To specify notebooks to run, use the delivery_run cell magic and use the following schema:

name: str # Mandatory, name of the project (e.g. navision)
layer: str # Mandatory, layer of the project (e.g. gold, export)
description: str # Optional, a short description of the project. For metadata reasons
metadata: dict # Optional, extra key/value pairs for the project. For metadata purposes only. Defaults to None.
threads: int # Optional, defaults to 1. How many parallel threads are used to execute jobs. 1 executes them sequentually. > 1 causes jobs to be executed in parallel.
restore_automatically: bool # Optional, defaults to False. If True, the platform will automatically restore all the tables when a single job fails.
check_previous_run_successful: bool # Optional, default to False.

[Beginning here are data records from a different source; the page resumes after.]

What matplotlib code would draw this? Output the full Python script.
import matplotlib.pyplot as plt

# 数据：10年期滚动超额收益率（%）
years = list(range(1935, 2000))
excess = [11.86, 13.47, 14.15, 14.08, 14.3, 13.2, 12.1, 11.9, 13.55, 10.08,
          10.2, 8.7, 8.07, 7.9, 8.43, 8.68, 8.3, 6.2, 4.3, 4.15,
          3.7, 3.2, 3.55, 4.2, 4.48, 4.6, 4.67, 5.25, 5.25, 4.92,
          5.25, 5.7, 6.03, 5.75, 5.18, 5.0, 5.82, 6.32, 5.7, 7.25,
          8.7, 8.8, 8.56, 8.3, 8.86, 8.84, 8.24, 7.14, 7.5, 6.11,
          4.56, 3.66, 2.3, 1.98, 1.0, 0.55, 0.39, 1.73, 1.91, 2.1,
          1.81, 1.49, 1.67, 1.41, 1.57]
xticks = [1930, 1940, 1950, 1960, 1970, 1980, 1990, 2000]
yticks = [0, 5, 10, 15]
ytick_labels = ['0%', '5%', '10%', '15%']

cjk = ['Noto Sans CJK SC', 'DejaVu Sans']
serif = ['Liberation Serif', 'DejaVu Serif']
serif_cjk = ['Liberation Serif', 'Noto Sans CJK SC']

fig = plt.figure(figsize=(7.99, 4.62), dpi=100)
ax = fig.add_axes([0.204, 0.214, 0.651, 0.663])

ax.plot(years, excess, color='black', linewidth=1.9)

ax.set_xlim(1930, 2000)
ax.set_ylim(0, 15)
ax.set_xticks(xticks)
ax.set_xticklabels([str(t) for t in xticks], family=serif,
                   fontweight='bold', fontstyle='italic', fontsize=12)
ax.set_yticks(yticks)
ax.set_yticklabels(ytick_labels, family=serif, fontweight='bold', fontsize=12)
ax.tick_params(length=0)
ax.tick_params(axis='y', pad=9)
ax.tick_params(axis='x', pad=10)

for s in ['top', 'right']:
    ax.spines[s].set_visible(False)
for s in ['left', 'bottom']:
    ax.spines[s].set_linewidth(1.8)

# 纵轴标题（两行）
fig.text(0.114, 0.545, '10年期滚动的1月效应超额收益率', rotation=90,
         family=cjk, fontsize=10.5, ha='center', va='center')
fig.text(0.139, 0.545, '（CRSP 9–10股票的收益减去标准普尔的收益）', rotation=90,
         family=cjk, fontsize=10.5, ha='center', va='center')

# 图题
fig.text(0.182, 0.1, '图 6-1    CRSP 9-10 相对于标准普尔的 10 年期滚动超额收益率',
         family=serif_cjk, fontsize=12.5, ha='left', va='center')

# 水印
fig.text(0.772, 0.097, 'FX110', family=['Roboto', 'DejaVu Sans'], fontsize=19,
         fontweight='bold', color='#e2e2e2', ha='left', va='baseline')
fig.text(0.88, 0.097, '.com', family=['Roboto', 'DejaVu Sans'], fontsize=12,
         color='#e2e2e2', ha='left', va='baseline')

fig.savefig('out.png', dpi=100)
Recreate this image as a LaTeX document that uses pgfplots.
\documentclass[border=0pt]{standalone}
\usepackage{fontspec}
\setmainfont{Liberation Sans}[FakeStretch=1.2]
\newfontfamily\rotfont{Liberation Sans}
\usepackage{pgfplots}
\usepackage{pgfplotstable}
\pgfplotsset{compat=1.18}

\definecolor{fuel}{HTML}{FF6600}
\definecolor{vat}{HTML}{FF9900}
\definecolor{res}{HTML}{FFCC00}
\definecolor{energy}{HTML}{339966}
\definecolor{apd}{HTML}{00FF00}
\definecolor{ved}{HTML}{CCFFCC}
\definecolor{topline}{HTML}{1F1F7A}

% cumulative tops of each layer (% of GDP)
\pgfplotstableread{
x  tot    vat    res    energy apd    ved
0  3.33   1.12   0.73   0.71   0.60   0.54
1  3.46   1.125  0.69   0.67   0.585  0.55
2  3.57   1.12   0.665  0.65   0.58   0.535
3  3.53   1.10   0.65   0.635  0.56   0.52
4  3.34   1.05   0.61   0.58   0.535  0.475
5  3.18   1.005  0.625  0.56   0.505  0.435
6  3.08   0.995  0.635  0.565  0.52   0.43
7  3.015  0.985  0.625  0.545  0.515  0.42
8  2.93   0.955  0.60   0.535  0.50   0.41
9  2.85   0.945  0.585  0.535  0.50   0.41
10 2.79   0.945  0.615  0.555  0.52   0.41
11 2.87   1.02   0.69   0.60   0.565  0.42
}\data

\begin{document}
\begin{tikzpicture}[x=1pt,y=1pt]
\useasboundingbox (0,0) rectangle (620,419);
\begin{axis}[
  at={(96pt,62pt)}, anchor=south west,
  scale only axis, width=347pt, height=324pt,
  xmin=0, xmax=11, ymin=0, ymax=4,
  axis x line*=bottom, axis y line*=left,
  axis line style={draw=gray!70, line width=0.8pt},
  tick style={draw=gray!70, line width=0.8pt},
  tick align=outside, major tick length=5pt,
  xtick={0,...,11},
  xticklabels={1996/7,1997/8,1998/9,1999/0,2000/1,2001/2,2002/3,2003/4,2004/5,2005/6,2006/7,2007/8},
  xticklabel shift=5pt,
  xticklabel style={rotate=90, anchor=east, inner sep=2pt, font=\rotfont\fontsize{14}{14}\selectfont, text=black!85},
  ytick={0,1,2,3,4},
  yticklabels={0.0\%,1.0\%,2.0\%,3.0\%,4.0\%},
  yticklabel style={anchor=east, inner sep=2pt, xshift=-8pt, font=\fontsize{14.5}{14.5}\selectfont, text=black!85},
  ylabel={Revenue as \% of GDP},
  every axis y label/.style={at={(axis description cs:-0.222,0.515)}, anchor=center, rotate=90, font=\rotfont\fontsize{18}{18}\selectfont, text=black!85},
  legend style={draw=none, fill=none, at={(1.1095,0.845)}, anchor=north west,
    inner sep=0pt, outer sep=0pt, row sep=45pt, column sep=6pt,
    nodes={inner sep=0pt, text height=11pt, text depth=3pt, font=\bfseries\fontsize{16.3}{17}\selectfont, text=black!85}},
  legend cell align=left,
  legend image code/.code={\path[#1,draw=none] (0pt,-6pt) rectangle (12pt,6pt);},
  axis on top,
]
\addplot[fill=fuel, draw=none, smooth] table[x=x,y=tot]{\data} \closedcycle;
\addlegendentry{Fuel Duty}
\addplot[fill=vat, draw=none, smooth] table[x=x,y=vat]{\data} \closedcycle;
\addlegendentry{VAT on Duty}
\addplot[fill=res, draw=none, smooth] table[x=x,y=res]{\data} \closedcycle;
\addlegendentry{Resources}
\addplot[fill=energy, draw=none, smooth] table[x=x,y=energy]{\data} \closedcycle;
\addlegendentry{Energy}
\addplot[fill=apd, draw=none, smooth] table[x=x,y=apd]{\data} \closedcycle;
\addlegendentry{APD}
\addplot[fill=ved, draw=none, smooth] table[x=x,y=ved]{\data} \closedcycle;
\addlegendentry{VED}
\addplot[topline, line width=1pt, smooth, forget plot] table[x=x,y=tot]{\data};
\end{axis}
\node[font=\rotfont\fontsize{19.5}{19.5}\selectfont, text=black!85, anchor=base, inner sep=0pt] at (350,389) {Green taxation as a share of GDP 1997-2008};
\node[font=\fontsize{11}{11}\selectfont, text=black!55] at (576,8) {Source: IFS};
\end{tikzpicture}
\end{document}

If True, the platform will check whether the previous run was successful. If not, the platform will not run the current run.
jobs: # Mandatory, a list of jobs to run
- name: str # Mandatory, the name of the job
  type: databricks_notebook # Mandatory, type of the job to run. For now, only valid possiblility is `databricks_notebook`.
  description: str # Optional, a short description of the notebook. For metadata reasons
  settings: # Mandatory, settings for a specific jobtype.
    path: ./child # Mandatory, path of the notebook to execute
    arguments: # Optional, a dictionary of key/value pairs to pass to the notebook.
      key1: value1
      ...
  ...

check_previous_run_successful

You can enable checking whether the previous job run has finished successfully by setting the check_previous_run_successful to True in the @delivery_load yaml. When this is set to True, the framework will check whether the previous run has been executed successfully. If this is not the case, the framework will raise an exception by default. This option defaults to False.

restore_automatically

With the restore_automatically setting, you can specify whether the platform should automatically restore tables when a notebook fails. When a notebook fails, the platform will automatically restore the tables to the state they were in before the notebook was executed. This is done by restoring the tables from the previous run.